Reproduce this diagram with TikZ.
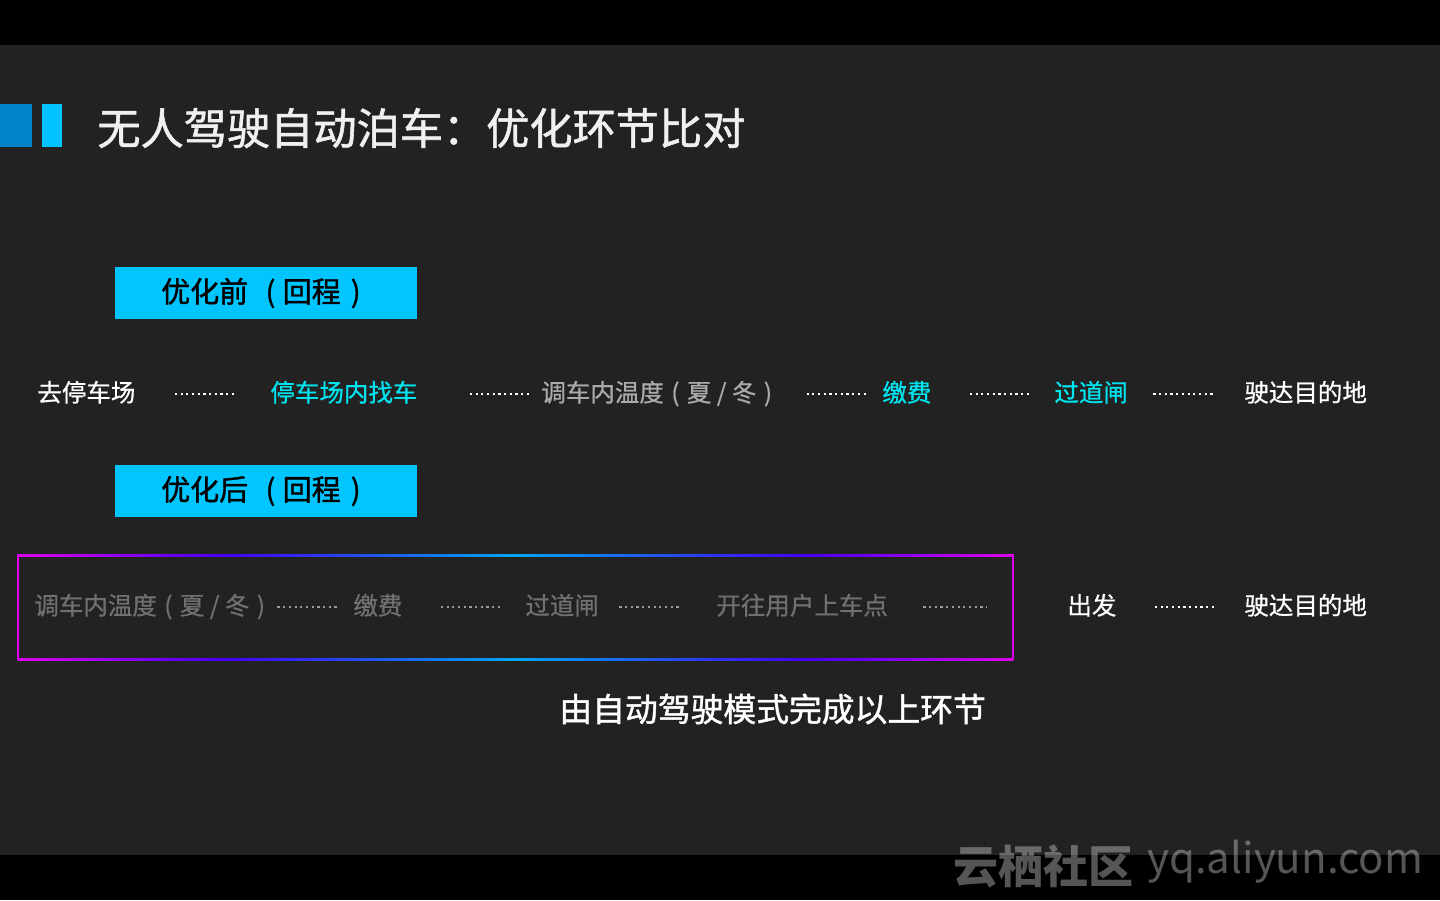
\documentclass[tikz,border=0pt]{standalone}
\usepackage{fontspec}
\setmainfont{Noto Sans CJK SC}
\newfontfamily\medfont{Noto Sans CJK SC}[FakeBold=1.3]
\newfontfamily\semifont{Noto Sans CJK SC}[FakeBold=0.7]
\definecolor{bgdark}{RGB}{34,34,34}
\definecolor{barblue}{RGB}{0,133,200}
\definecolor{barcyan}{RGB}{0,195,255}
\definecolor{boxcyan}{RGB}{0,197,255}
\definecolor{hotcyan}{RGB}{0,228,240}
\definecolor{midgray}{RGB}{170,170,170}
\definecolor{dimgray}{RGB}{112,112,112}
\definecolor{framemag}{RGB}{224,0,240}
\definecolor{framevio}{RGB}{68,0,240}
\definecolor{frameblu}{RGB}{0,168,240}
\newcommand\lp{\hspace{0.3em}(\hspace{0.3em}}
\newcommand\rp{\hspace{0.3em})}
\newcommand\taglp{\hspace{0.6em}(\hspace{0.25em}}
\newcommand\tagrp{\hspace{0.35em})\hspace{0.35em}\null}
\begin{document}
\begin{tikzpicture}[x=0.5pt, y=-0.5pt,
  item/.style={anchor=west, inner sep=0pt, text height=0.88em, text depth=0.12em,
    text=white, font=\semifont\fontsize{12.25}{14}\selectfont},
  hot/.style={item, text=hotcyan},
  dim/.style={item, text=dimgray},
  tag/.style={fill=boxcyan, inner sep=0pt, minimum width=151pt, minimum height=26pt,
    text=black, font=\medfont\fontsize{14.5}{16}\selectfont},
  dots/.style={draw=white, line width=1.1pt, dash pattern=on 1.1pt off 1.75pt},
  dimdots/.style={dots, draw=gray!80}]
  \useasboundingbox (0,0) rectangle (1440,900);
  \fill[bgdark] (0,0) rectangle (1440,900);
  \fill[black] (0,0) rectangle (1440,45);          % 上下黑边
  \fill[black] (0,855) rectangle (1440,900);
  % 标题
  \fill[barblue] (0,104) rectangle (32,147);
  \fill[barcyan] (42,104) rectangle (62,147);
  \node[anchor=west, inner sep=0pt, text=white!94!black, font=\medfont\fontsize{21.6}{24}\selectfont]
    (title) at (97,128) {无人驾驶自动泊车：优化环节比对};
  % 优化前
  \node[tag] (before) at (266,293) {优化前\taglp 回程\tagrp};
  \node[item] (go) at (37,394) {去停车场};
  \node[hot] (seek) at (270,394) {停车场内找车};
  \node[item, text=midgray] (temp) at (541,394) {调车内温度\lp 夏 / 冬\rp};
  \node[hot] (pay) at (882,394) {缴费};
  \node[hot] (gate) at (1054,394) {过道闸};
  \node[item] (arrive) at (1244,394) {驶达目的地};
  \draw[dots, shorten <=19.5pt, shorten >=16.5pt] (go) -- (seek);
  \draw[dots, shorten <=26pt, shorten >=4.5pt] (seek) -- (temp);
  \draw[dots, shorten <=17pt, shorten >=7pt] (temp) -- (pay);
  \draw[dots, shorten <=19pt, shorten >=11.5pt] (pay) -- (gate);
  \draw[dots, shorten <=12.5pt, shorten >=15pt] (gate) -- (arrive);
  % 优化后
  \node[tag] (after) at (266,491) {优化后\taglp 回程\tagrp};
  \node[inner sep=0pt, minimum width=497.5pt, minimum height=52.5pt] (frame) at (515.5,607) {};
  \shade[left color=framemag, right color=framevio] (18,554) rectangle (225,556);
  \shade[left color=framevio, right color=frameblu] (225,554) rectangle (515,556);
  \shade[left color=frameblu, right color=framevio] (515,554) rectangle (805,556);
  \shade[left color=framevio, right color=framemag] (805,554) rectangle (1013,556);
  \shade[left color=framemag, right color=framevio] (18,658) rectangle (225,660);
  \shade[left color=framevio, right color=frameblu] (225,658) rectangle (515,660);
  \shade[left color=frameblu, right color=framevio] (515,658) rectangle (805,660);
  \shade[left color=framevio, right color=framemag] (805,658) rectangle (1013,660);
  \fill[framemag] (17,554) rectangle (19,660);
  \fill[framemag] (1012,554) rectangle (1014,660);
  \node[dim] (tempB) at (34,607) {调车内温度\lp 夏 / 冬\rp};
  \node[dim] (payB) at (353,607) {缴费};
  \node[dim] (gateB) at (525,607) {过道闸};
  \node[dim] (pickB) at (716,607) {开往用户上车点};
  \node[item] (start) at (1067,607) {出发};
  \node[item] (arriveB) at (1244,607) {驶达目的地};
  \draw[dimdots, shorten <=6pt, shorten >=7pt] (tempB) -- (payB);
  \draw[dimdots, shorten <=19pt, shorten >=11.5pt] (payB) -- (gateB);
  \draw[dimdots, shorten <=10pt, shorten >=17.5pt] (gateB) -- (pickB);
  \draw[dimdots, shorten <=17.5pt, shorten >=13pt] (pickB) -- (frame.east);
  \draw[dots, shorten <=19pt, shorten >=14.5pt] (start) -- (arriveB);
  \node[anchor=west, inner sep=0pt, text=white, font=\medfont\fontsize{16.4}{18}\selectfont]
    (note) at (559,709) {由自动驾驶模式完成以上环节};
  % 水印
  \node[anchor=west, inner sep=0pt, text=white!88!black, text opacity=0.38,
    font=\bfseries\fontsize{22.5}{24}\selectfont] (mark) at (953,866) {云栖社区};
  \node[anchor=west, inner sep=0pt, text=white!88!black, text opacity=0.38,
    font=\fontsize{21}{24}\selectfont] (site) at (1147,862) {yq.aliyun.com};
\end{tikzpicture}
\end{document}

****************************************

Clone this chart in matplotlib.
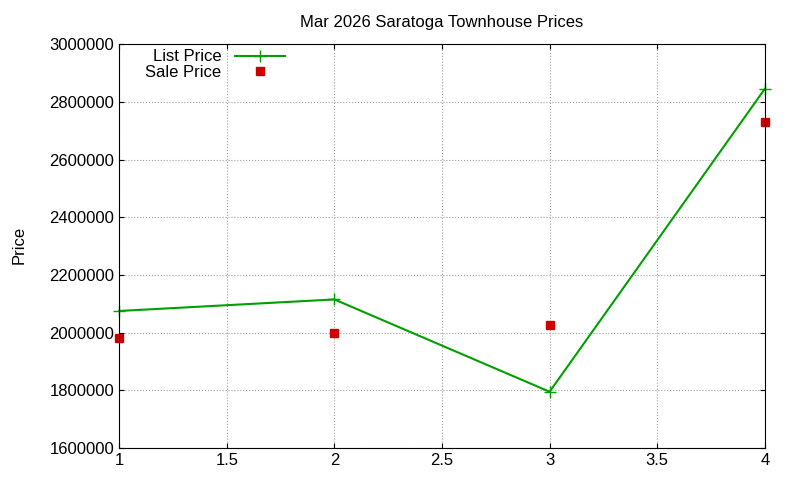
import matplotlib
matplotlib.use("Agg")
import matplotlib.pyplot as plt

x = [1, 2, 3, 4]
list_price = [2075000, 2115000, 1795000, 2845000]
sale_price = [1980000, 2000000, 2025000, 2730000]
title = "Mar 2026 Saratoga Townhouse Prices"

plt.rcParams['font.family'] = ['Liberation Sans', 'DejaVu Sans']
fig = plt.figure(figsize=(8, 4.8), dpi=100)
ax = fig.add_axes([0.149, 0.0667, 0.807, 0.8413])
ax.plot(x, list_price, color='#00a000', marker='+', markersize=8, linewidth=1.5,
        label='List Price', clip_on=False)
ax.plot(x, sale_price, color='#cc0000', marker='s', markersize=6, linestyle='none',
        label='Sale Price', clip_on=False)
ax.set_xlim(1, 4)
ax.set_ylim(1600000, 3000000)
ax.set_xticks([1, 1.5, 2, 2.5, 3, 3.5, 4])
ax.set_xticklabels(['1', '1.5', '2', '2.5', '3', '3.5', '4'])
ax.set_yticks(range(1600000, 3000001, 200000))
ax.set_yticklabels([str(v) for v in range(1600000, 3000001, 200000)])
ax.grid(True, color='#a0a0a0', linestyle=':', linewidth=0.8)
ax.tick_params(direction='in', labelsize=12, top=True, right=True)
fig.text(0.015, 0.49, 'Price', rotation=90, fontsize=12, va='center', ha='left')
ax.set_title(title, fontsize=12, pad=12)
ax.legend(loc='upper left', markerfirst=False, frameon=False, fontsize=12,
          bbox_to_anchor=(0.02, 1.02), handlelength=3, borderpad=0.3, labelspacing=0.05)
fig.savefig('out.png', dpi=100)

****************************************

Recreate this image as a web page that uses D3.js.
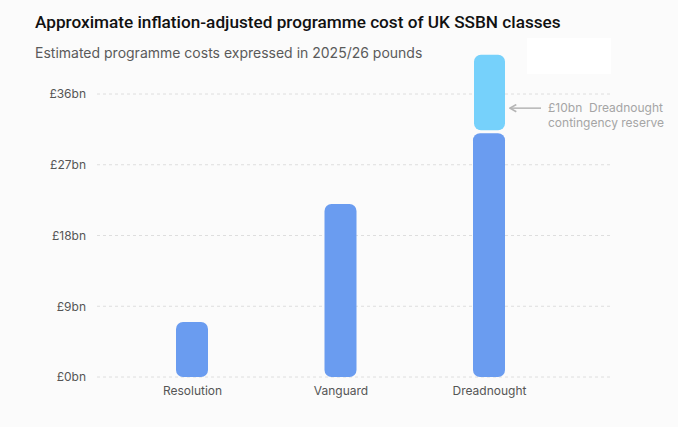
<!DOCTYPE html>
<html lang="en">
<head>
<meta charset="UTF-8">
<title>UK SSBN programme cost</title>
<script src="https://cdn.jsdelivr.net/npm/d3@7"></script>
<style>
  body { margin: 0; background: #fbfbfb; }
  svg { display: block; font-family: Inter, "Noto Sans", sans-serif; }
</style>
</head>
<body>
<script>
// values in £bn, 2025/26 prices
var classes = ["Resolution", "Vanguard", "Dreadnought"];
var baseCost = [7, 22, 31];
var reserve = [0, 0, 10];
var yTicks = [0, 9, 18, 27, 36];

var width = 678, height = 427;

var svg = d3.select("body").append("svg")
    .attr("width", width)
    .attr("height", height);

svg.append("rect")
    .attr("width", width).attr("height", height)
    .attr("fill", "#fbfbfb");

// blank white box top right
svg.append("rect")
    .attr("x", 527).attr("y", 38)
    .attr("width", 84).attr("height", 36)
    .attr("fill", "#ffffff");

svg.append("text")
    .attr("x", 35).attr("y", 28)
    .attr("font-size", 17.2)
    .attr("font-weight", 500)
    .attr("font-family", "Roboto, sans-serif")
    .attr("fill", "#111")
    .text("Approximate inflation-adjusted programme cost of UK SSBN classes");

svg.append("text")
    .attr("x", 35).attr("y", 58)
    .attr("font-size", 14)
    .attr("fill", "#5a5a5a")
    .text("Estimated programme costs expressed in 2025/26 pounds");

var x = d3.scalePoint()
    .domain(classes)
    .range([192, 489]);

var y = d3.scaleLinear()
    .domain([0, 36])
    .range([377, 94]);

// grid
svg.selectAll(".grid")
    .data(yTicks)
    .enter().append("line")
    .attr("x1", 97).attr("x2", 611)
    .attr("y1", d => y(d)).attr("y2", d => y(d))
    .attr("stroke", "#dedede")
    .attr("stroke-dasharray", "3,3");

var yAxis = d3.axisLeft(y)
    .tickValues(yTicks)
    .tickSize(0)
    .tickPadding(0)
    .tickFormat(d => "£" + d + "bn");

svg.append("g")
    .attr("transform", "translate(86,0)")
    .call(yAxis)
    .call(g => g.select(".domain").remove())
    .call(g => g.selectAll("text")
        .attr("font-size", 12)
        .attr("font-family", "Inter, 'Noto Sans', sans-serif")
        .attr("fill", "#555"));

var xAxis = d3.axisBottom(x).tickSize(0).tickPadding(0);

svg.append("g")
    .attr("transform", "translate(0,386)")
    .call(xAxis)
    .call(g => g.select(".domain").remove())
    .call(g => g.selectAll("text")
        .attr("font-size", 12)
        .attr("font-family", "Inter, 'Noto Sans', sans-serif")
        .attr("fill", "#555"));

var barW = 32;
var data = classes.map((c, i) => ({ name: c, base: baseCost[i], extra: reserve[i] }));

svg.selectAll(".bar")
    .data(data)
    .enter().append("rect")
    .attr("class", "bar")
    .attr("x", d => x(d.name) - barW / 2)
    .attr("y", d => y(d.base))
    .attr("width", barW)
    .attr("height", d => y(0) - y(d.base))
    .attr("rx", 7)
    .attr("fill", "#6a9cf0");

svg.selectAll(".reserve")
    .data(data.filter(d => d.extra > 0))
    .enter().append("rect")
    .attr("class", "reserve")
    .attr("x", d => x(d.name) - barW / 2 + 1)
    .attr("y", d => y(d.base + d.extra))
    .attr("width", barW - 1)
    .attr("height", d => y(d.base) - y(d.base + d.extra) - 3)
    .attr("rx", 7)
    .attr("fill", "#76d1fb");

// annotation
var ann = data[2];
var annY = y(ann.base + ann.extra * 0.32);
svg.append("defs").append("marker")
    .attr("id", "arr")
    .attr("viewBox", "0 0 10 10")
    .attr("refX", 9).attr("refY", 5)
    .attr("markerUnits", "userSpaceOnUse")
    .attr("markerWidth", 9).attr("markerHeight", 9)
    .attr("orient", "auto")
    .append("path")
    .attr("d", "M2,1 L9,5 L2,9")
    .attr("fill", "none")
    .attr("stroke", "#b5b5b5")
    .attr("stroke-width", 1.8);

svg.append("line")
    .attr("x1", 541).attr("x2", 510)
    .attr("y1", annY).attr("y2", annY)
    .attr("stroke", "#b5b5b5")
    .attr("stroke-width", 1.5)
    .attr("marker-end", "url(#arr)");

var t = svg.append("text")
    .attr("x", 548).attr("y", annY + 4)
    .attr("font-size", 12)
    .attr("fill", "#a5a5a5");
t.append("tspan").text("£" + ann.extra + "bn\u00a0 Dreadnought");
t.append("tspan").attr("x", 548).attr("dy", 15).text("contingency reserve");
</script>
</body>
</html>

****************************************

> **Exercise**
Copy the lines above exactly, starting with the line that contains "Clone this chart in matplotlib." and ending with the line that contains "fig.savefig('out.png', dpi=100)", and leave out any pictures.

> **Response to the exercise**
Clone this chart in matplotlib.
import matplotlib
matplotlib.use("Agg")
import matplotlib.pyplot as plt

x = [1, 2, 3, 4]
list_price = [2075000, 2115000, 1795000, 2845000]
sale_price = [1980000, 2000000, 2025000, 2730000]
title = "Mar 2026 Saratoga Townhouse Prices"

plt.rcParams['font.family'] = ['Liberation Sans', 'DejaVu Sans']
fig = plt.figure(figsize=(8, 4.8), dpi=100)
ax = fig.add_axes([0.149, 0.0667, 0.807, 0.8413])
ax.plot(x, list_price, color='#00a000', marker='+', markersize=8, linewidth=1.5,
        label='List Price', clip_on=False)
ax.plot(x, sale_price, color='#cc0000', marker='s', markersize=6, linestyle='none',
        label='Sale Price', clip_on=False)
ax.set_xlim(1, 4)
ax.set_ylim(1600000, 3000000)
ax.set_xticks([1, 1.5, 2, 2.5, 3, 3.5, 4])
ax.set_xticklabels(['1', '1.5', '2', '2.5', '3', '3.5', '4'])
ax.set_yticks(range(1600000, 3000001, 200000))
ax.set_yticklabels([str(v) for v in range(1600000, 3000001, 200000)])
ax.grid(True, color='#a0a0a0', linestyle=':', linewidth=0.8)
ax.tick_params(direction='in', labelsize=12, top=True, right=True)
fig.text(0.015, 0.49, 'Price', rotation=90, fontsize=12, va='center', ha='left')
ax.set_title(title, fontsize=12, pad=12)
ax.legend(loc='upper left', markerfirst=False, frameon=False, fontsize=12,
          bbox_to_anchor=(0.02, 1.02), handlelength=3, borderpad=0.3, labelspacing=0.05)
fig.savefig('out.png', dpi=100)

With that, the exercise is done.